Con la única excepción de “Las tardes con Julia”, todos los cuentos (y el poema) se titulan únicamente con un nombre de mujer (generalmente el de la protagonista) cuya letra inicial es la A: “Azucena”, “Alicia”, “Anna”, “Amy”, “Alfonsina”... Esta decisión ya abre un cierto abanico interpretativo. Quizá haya una conexión, más o menos tensa, más o menos armónica, entre la individualidad y una identidad colectiva, nombres distintos con una característica común. O quizá se nos esté diciendo que los nombres no importan, que se podrían elegir sobre la base de un criterio tan arbitrario como una consigna del juego que llamamos tutti-frutti. En todo caso, este criterio denota un cuidado conceptual hacia el conjunto, que se aprecia también en la elaboración misma de los textos que lo componen.

Suele ocurrir en ciertas narrativas de carácter reivindicativo (llámense minoritarias, contrahegemónicas, subalternas) que la libertad individual se vuelve uno de los temas principales, porque tienden a representar a un individuo en una relación de fuerzas desigual con su entorno social. Es de esperarse, entonces, que si se parte de una postura feminista, se aborde el tema de la violencia de género, en algún caso potencial, como en “Anna”, en otros efectiva y consuetudinaria, como en “Alicia”, o incluso simbólica e institucionalizada, como en el onírico “Azucena”, en el que la protagonista homónima al título se sueña desnuda en una iglesia. A pesar de cierta sordidez siempre presente, hay un gran optimismo respecto del carácter empoderante de los distanciamientos, los cortes, las huidas de las situaciones de maltrato y sumisión, incluso desde un gesto tan drástico como cometer un asesinato (“Anamaría”, un cuento con no pocas resonancias de “Una rosa para Emily”, de William Faulkner).
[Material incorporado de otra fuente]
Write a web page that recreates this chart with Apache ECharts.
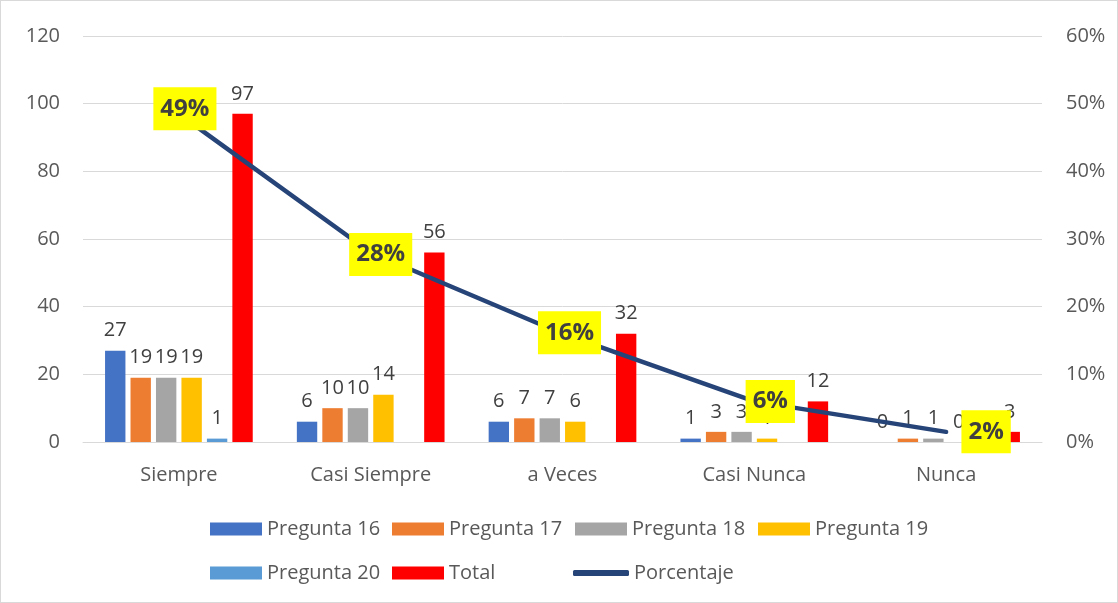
<!DOCTYPE html>
<html>
<head>
<meta charset="utf-8">
<script src="https://cdn.jsdelivr.net/npm/echarts@6/dist/echarts.min.js"></script>
<style>
  html, body { margin: 0; padding: 0; background: #fff; }
  #chart { width: 1116px; height: 601px; border: 1px solid #d9d9d9; }
</style>
</head>
<body>
<div id="chart"></div>
<script>
const categories = ['Siempre', 'Casi Siempre', 'a Veces', 'Casi Nunca', 'Nunca']
const pregunta16 = [27, 6, 6, 1, 0]
const pregunta17 = [19, 10, 7, 3, 1]
const pregunta18 = [19, 10, 7, 3, 1]
const pregunta19 = [19, 14, 6, 1, 0]
const pregunta20 = [1, '-', '-', '-', '-']
const total = [97, 56, 32, 12, 3]
const porcentaje = [0.485, 0.28, 0.16, 0.06, 0.015]
const leftTicks = [0, 120, 20]
const rightTicks = [0, 0.6, 0.1]

const font = "'Open Sans', sans-serif"
const labelColor = '#404040'
const axisColor = '#595959'
const fs = 20

const chart = echarts.init(document.getElementById('chart'))

// porcentaje label boxes sit a bit to the right of the points, like in Excel
const pctOffsets = [[6, -5], [10, 2], [7, -1], [16, 0], [40, 0]]

// legend laid out in Excel-like columns, one legend box per entry
const legendSlots = [
    ['Pregunta 16', 209, 0], ['Pregunta 17', 391, 0], ['Pregunta 18', 574, 0], ['Pregunta 19', 757, 0],
    ['Pregunta 20', 209, 1], ['Total', 391, 1], ['Porcentaje', 572, 1]
]

function barSeries(name, data, color) {
    return {
        name: name,
        type: 'bar',
        data: data,
        itemStyle: { color: color },
        barGap: '25%',
        barCategoryGap: '23%',
        label: {
            show: true,
            position: 'top',
            distance: 10,
            color: labelColor,
            fontSize: fs,
            fontFamily: font
        }
    }
}

const option = {
    animation: false,
    grid: { left: 82, right: 75, top: 35, bottom: 160 },
    legend: legendSlots.map(([name, x, row]) => {
        const isLine = name === 'Porcentaje'
        return {
            left: x,
            top: row ? 562 : 518,
            padding: 0,
            itemWidth: isLine ? 56 : 52,
            itemHeight: isLine ? 6 : 13,
            data: [{ name: name, icon: isLine ? 'roundRect' : 'rect' }],
            textStyle: { color: axisColor, fontSize: fs, fontFamily: font }
        }
    }),
    xAxis: {
        type: 'category',
        data: categories,
        axisTick: { show: false },
        axisLine: { lineStyle: { color: '#d9d9d9', width: 1 } },
        axisLabel: { color: axisColor, fontSize: fs, fontFamily: font, margin: 23 }
    },
    yAxis: [{
        type: 'value',
        min: leftTicks[0],
        max: leftTicks[1],
        interval: leftTicks[2],
        axisLine: { show: false },
        axisTick: { show: false },
        axisLabel: { color: axisColor, fontSize: fs, fontFamily: font, margin: 23 },
        splitLine: { lineStyle: { color: '#d9d9d9' } }
    }, {
        type: 'value',
        min: rightTicks[0],
        max: rightTicks[1],
        interval: rightTicks[2],
        axisLine: { show: false },
        axisTick: { show: false },
        axisLabel: {
            color: axisColor, fontSize: fs, fontFamily: font, margin: 24,
            formatter: v => Math.round(v * 100) + '%'
        },
        splitLine: { show: false }
    }],
    series: [
        barSeries('Pregunta 16', pregunta16, '#4472c4'),
        barSeries('Pregunta 17', pregunta17, '#ed7d31'),
        barSeries('Pregunta 18', pregunta18, '#a5a5a5'),
        barSeries('Pregunta 19', pregunta19, '#ffc000'),
        barSeries('Pregunta 20', pregunta20, '#5b9bd5'),
        barSeries('Total', total, '#ff0000'),
        {
            name: 'Porcentaje',
            type: 'line',
            yAxisIndex: 1,
            z: 5,
            data: porcentaje.map((v, i) => ({
                value: v,
                label: { offset: pctOffsets[i] }
            })),
            symbol: 'circle',
            symbolSize: 0,
            showSymbol: true,
            lineStyle: { color: '#264478', width: 4.5, cap: 'round' },
            itemStyle: { color: '#264478' },
            label: {
                show: true,
                position: 'inside',
                backgroundColor: '#ffff00',
                color: labelColor,
                fontWeight: 'bold',
                fontSize: 24,
                fontFamily: font,
                lineHeight: 28,
                padding: [8, 7, 7, 7],
                formatter: p => Math.round(p.value * 100) + '%'
            }
        }
    ]
}

chart.setOption(option)
</script>
</body>
</html>
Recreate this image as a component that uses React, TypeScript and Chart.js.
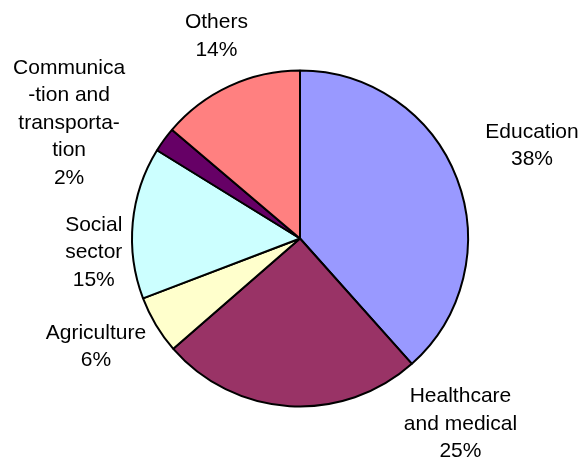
import React, { useEffect, useRef } from "react";
import { Chart, registerables } from "chart.js";

Chart.register(...registerables);

const categories: string[][] = [
  ["Education"],
  ["Healthcare", "and medical"],
  ["Agriculture"],
  ["Social", "sector"],
  ["Communica", "-tion and", "transporta-", "tion"],
  ["Others"],
];
const shares: number[] = [38.4, 25.2, 5.6, 14.6, 2.4, 13.8];
const sliceColors: string[] = ["#9999FF", "#993366", "#FFFFCC", "#CCFFFF", "#660066", "#FF8080"];

// label block offsets relative to the arc's outer mid-point (layout only)
const labelNudge: [number, number][] = [
  [75, -33],
  [171, 18],
  [-60, 22],
  [-39, 30],
  [-95, -17],
  [-13, -50],
];

const FONT = "21px 'Liberation Sans', Arial, sans-serif";
const LINE_H = 27.5;

const labelPlugin = {
  id: "outerLabels",
  afterDatasetsDraw(chart: any) {
    const ctx = chart.ctx;
    const meta = chart.getDatasetMeta(0);
    const data: number[] = chart.data.datasets[0].data;
    const total = data.reduce((a, b) => a + b, 0);
    ctx.save();
    ctx.font = FONT;
    ctx.fillStyle = "#000";
    ctx.textAlign = "center";
    ctx.textBaseline = "middle";
    meta.data.forEach((arc: any, i: number) => {
      const p = arc.getProps(["x", "y", "startAngle", "endAngle", "outerRadius"], true);
      const mid = (p.startAngle + p.endAngle) / 2;
      const ax = p.x + Math.cos(mid) * p.outerRadius;
      const ay = p.y + Math.sin(mid) * p.outerRadius;
      const cx = ax + labelNudge[i][0];
      const cy = ay + labelNudge[i][1];
      const lines = [...categories[i], Math.round((data[i] / total) * 100) + "%"];
      lines.forEach((t, k) => {
        ctx.fillText(t, cx, cy + (k - (lines.length - 1) / 2) * LINE_H);
      });
    });
    ctx.restore();
  },
};

export default function App() {
  const ref = useRef<HTMLCanvasElement>(null);
  useEffect(() => {
    if (!ref.current) return;
    const chart = new Chart(ref.current, {
      type: "pie",
      data: {
        labels: categories.map((c) => c.join(" ")),
        datasets: [
          {
            data: shares,
            backgroundColor: sliceColors,
            borderColor: "#000",
            borderWidth: 2,
          },
        ],
      },
      options: {
        responsive: false,
        animation: false,
        radius: 168,
        layout: { padding: { left: 40, right: 27, top: 20, bottom: 3 } },
        plugins: { legend: { display: false }, tooltip: { enabled: false } },
      } as any,
      plugins: [labelPlugin],
    });
    return () => chart.destroy();
  }, []);
  return (
    <div style={{ position: "absolute", left: 0, top: 0, width: 587, height: 460, background: "#fff" }}>
      <canvas ref={ref} width={587} height={460} style={{ width: 587, height: 460 }} />
    </div>
  );
}
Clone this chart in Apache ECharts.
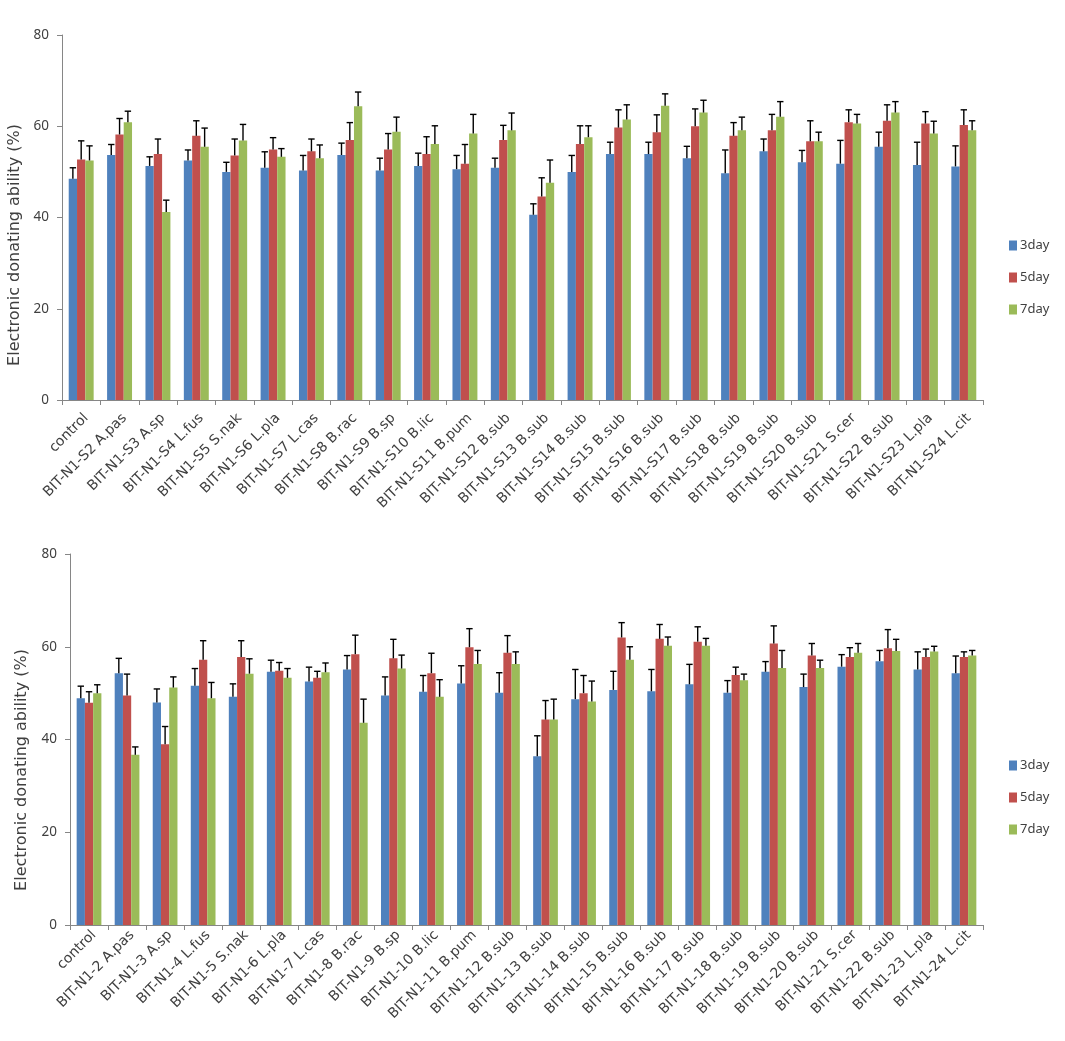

Pero no es sólo el género masculino quien ejerce violencia: en más de un cuento se constata la presencia de un vínculo materno abusivo (“Amparo”, “Axia”) y hasta un intento de filicidio (“Aylin”).

Por otra parte, el vínculo con lo masculino tampoco se construye solamente en sus aspectos violentos. El deseo sexual y el encuentro erótico son tópicos explorados con sus altibajos y complejidades, vinculados en gran medida con el tema de la libertad, y aquí quizá el aporte de la perspectiva feminista tenga que ver con el foco en la mujer como sujeto deseante, ejerciendo, con diferentes grados de éxito, un rol activo en la seducción (“Andrea”, “Adela”), permitiéndose, en el mejor de los casos, paladear esa tan tradicionalmente masculina sensación de conquista (“Amanda”).

Esta particularización de la experiencia femenina, como se adelantó, no impide tampoco incorporación de temáticas más universales, entre las que la muerte ocupa un lugar preponderante. Esas muertes solitarias e imprevistas, muchas veces causadas por pequeños pero fatales errores o descuidos, recuerdan bastante algunos textos de Horacio Quiroga (aunque con una ambientación urbana), agregando indicios de que este libro abreva de una tradición cuentística sumamente canónica y clásica. En otros casos, aparece la muerte que se asocia a la culpa, a no haber impedido un desenlace fatal o no haber ofrecido un gesto reparador cuando este ya era inevitable (“Alba”, “Agnes”, “Las tardes con Julia”). La muerte aparece aquí como la verdadera manifestación de lo ineludible: es posible escapar a los mandatos sociales o a los vínculos abusivos, pero no a la certeza de nuestra propia finitud ni a su impredecibilidad.

Otro tema también bastante universalizable, y por demás prestigioso al haber sido explorado por grandes maestros, es el del doble, que aparece en varios cuentos y con muy distintos tratamientos: una actriz de cine que a raíz de un episodio traumático desarrolla una personalidad alterna (“Aylin”), un hombre que comienza a confundir características de su pareja y otra mujer que le atrae (“Alfonsina”, uno de los dos cuentos con narrador masculino), o simplemente una charla de la protagonista frente a un espejo (“Andrea”). Confirmando las elucubraciones de Borges, generalmente la introducción de este tema les quita a los textos que la utilizan el estatuto realista que predomina en otros, aportando una dosis de inquietud propia de lo fantástico, aunque sin entrar de lleno en esta categoría.

“Anahid”, el único poema del libro, resulta bastante débil, ostentando una confesionalidad llana y poco elaborada, además de no dejar clara su relación con el conjunto. No obstante, respecto del manejo de la técnica del cuento corto más clásico, la ejecución es en muchos casos irreprochable, lo cual no es poca cosa.

Almas rasgadas. Diecinueve cuentos y un poema, de Carolina Cataldo. 136 páginas. 2024.